That extra context yields ~2-3× better recovery on complex schemas in internal benchmarks, with no extra LLM-call cost (you'd pay for the second call anyway).

Streaming partial JSON

When you don't want to wait for the closing brace — render structured output token-by-token:

python

from shipit_agent import StructuredOutput

so = StructuredOutput(llm=my_llm, schema=Movie, max_retries=0)

for partial in so.stream("Recommend a thriller."):
    print(partial)

# {}
# {'title': 'The'}
# {'title': 'The Dark Knight'}
# {'title': 'The Dark Knight', 'rating': 9}
# {'title': 'The Dark Knight', 'rating': 9.0}
# Movie(title='The Dark Knight', rating=9.0, genre=None)  ← final typed yield

Each yield is richer than the previous — never partial-then-empty, never duplicates the same partial. Frontends can fill in fields as they arrive without re-rendering from scratch.

The low-level helper parse_partial_json(s) is exposed too, in case you have a stream that doesn't come from a StructuredOutput:

python

from shipit_agent.parsers import parse_partial_json

parse_partial_json('{"name": "Al')             # → {'name': 'Al'}
parse_partial_json('{"items": [1, 2, ')        # → {'items': [1, 2]}
parse_partial_json('{"x": {"y": 1, "z":')      # → {'x': {'y': 1}}
parse_partial_json('Sure! Here: {"a": 1}')     # → {'a': 1}  (prose ignored)

Standalone use (without an agent)

For one-shot extraction tasks where you don't need tools or RAG:

python

from shipit_agent import StructuredOutput

so = StructuredOutput(
    llm=my_llm,
    schema=Movie,
    max_retries=2,
    coerce=True,   # try Pydantic with type coercion if strict parse fails
)

result = so.run("Pick a film. Title and rating only.")
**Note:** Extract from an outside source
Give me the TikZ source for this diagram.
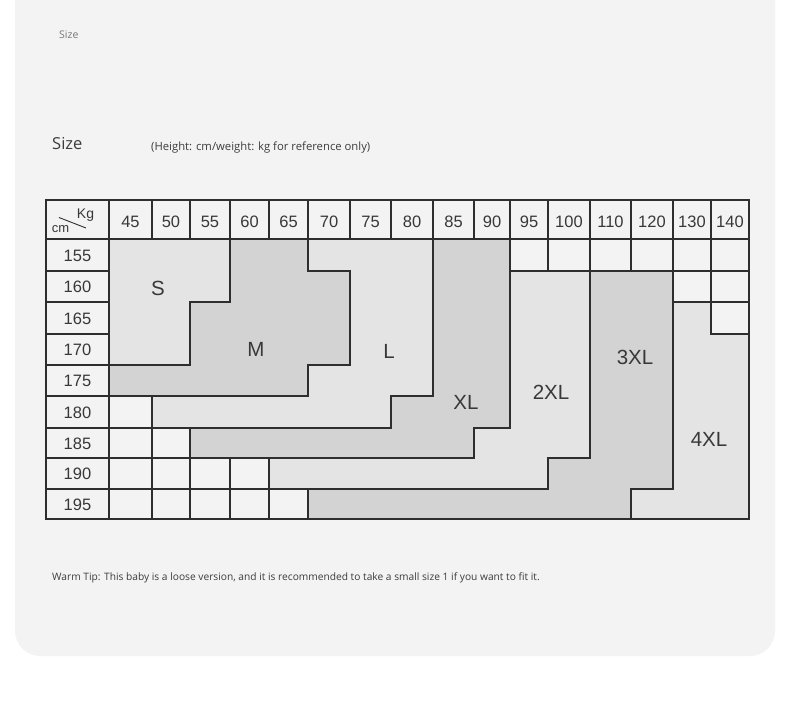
\documentclass[tikz,border=0pt]{standalone}
\usepackage{fontspec}
\setmainfont{Liberation Sans}
\newfontfamily\capfont{Open Sans}
\definecolor{cardbg}{HTML}{F3F3F3}
\definecolor{lightreg}{HTML}{E4E4E4}
\definecolor{darkreg}{HTML}{D3D3D3}
\definecolor{gridc}{HTML}{2E2E2E}
\definecolor{txt}{HTML}{383838}
\definecolor{captxt}{HTML}{3C3C3C}
\begin{document}
\begin{tikzpicture}[x=1pt,y=-1pt,
  gridline/.style={draw=gridc, line width=1.05pt},
  regionline/.style={draw=gridc, line width=1.05pt, line join=miter},
  numtxt/.style={text=txt, font=\fontsize{16.5}{16.5}\selectfont, inner sep=0pt},
  sizetxt/.style={text=txt, font=\fontsize{20.5}{20.5}\selectfont, inner sep=0pt},
  captext/.style={text=captxt, inner sep=0pt, anchor=west}]
\useasboundingbox (0,0) rectangle (790,708);
\clip (0,0) rectangle (790,708);
% card
\fill[cardbg, rounded corners=25pt] (15,-40) rectangle (775,656);
% captions
\node[captext, text=captxt!70, font=\capfont\fontsize{10.5}{10.5}\selectfont] (toplabel) at (59,35) {Size};
\node[captext, font=\capfont\fontsize{16.5}{16.5}\selectfont] (title) at (52,144) {Size};
\node[captext, font=\capfont\fontsize{11.3}{11.3}\selectfont] (subtitle) at (151,147.5) {(Height: cm/weight: kg for reference only)};
\node[captext, font=\capfont\fontsize{10.2}{10.2}\selectfont] (tip) at (52,578) {Warm Tip: This baby is a loose version, and it is recommended to take a small size 1 if you want to fit it.};
% regions (fills)
\fill[lightreg] (109,239) -- (230,239) -- (230,302) -- (190,302) -- (190,365) -- (109,365) -- cycle;
\fill[darkreg] (230,239) -- (308,239) -- (308,271) -- (350,271) -- (350,365) -- (308,365) -- (308,396) -- (109,396) -- (109,365) -- (190,365) -- (190,302) -- (230,302) -- cycle;
\fill[lightreg] (308,239) -- (433,239) -- (433,396) -- (391,396) -- (391,428) -- (152,428) -- (152,396) -- (308,396) -- (308,365) -- (350,365) -- (350,271) -- (308,271) -- cycle;
\fill[darkreg] (433,239) -- (510,239) -- (510,428) -- (474,428) -- (474,458) -- (190,458) -- (190,428) -- (391,428) -- (391,396) -- (433,396) -- cycle;
\fill[lightreg] (510,271) -- (590,271) -- (590,458) -- (548,458) -- (548,489) -- (269,489) -- (269,458) -- (474,458) -- (474,428) -- (510,428) -- cycle;
\fill[darkreg] (590,271) -- (673,271) -- (673,489) -- (631,489) -- (631,519) -- (308,519) -- (308,489) -- (548,489) -- (548,458) -- (590,458) -- cycle;
\fill[lightreg] (673,302) -- (711,302) -- (711,334) -- (749,334) -- (749,519) -- (631,519) -- (631,489) -- (673,489) -- cycle;
% region outlines
\draw[regionline] (230,239) -- (230,302) -- (190,302) -- (190,365) -- (109,365);
\draw[regionline] (308,239) -- (308,271) -- (350,271) -- (350,365) -- (308,365) -- (308,396) -- (109,396);
\draw[regionline] (433,239) -- (433,396) -- (391,396) -- (391,428) -- (152,428) -- (152,396);
\draw[regionline] (510,239) -- (510,428) -- (474,428) -- (474,458) -- (190,458) -- (190,428);
\draw[regionline] (510,271) -- (590,271) -- (590,458) -- (548,458) -- (548,489) -- (269,489) -- (269,458);
\draw[regionline] (590,271) -- (673,271) -- (673,489) -- (631,489) -- (631,519);
\draw[regionline] (308,489) -- (308,519);
\draw[regionline] (673,302) -- (711,302) -- (711,334) -- (749,334);
% white cells
\foreach \xa/\xb in {510/548,548/590,590/631,631/673,673/711,711/749}
  \draw[gridline] (\xa,239) rectangle (\xb,271);
\foreach \xa/\xb in {673/711,711/749}
  \draw[gridline] (\xa,271) rectangle (\xb,302);
\draw[gridline] (711,302) rectangle (749,334);
\draw[gridline] (109,396) rectangle (152,428);
\foreach \xa/\xb in {109/152,152/190}
  \draw[gridline] (\xa,428) rectangle (\xb,458);
\foreach \xa/\xb in {109/152,152/190,190/230,230/269}
  \draw[gridline] (\xa,458) rectangle (\xb,489);
\foreach \xa/\xb in {109/152,152/190,190/230,230/269,269/308}
  \draw[gridline] (\xa,489) rectangle (\xb,519);
% header row and first column
\foreach \x in {109,152,190,230,269,308,350,391,433,474,510,548,590,631,673,711}
  \draw[gridline] (\x,200) -- (\x,239);
\draw[gridline] (46,239) -- (749,239);
\foreach \y in {271,302,334,365,396,428,458,489}
  \draw[gridline] (46,\y) -- (109,\y);
\draw[gridline] (109,200) -- (109,519);
\draw[gridline] (46,200) rectangle (749,519);
% header corner
\node[numtxt, font=\fontsize{13}{13}\selectfont] (cm) at (60.5,229) {cm};
\node[numtxt, font=\fontsize{14}{14}\selectfont] (kg) at (85.5,215.5) {Kg};
\draw[draw=gridc, line width=0.9pt] (59,217.5) -- (86,228);
% column headers
\foreach \xc/\lab [count=\i] in {130.5/45,171/50,210/55,249.5/60,288.5/65,329/70,370.5/75,412/80,453.5/85,492/90,529/95,569/100,610.5/110,652/120,692/130,730/140}
  \node[numtxt] (kg\i) at (\xc,221.5) {\lab};
% row headers
\foreach \yc/\lab [count=\i] in {255.5/155,287/160,318.5/165,350/170,381/175,412.5/180,443.5/185,474/190,504.5/195}
  \node[numtxt] (cm\i) at (77.5,\yc) {\lab};
% size labels
\node[sizetxt] (sizeS) at (158,288) {S};
\node[sizetxt] (sizeM) at (256,349) {M};
\node[sizetxt] (sizeL) at (389,351) {L};
\node[sizetxt] (sizeXL) at (466,402) {XL};
\node[sizetxt] (size2XL) at (551,392) {2XL};
\node[sizetxt] (size3XL) at (635,357) {3XL};
\node[sizetxt] (size4XL) at (709,439) {4XL};
\end{tikzpicture}
\end{document}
print(result.value)       # Movie(title='...', rating=...)
print(result.attempts)    # 1 = first try; >1 = retried
print(result.history)     # list of {text, error} per failed attempt
print(result.raw_text)    # the final text the model produced

StructuredOutput is what the agent uses internally, exposed publicly for cases where the agent loop is overkill.

Combined with everything else

Structured output composes with every other agent feature:

With tools

python

agent = Agent(llm=llm, tools=[WebSearchTool(), PDFTool()])

result = agent.run(
    "Pull the latest Q3 earnings PDF and summarize as JSON.",
    output_schema={
        "type": "object",
        "properties": {
            "revenue": {"type": "number"},
            "growth_pct": {"type": "number"},
            "highlights": {"type": "array", "items": {"type": "string"}},
        },
        "required": ["revenue", "highlights"],
    },
)
print(result.parsed["revenue"])

The tool loop runs as normal; the schema + retry kick in only on the final answer.

With RAG

python

agent = Agent(llm=llm, rag=my_rag)

class Citation(BaseModel):
    finding: str
    source_id: int

class ResearchAnswer(BaseModel):
    summary: str
    citations: list[Citation]

result = agent.run("What did the security team find?", output_schema=ResearchAnswer)
for c in result.parsed.citations:
    print(f"[{c.source_id}] {c.finding}")

With DeepAgent

python

from shipit_agent import create_deep_agent

deep = create_deep_agent(llm=llm, rag=my_rag, verify=True, reflect=True)
result = deep.run("Audit our auth code", output_schema=AuditReport)

DeepAgent.run(**kwargs) delegates to its inner Agent.run, so all structured-output features work transparently.

API reference

`Agent.run(...)` — added parameters

Parameter	Type	Default	Description
`output_schema`	`BaseModel` \| `dict` \| `None`	`None`	Pydantic model class or JSON Schema. When set, `result.parsed` is populated.
`max_validation_retries`	`int`	`2`	Validation-failure retries. `0` disables retry.

`AgentResult` — added field

Field	Type	Description
`parsed`	`BaseModel` \| `dict` \| `list` \| `None`	Validated typed value, or `None` if all retries failed.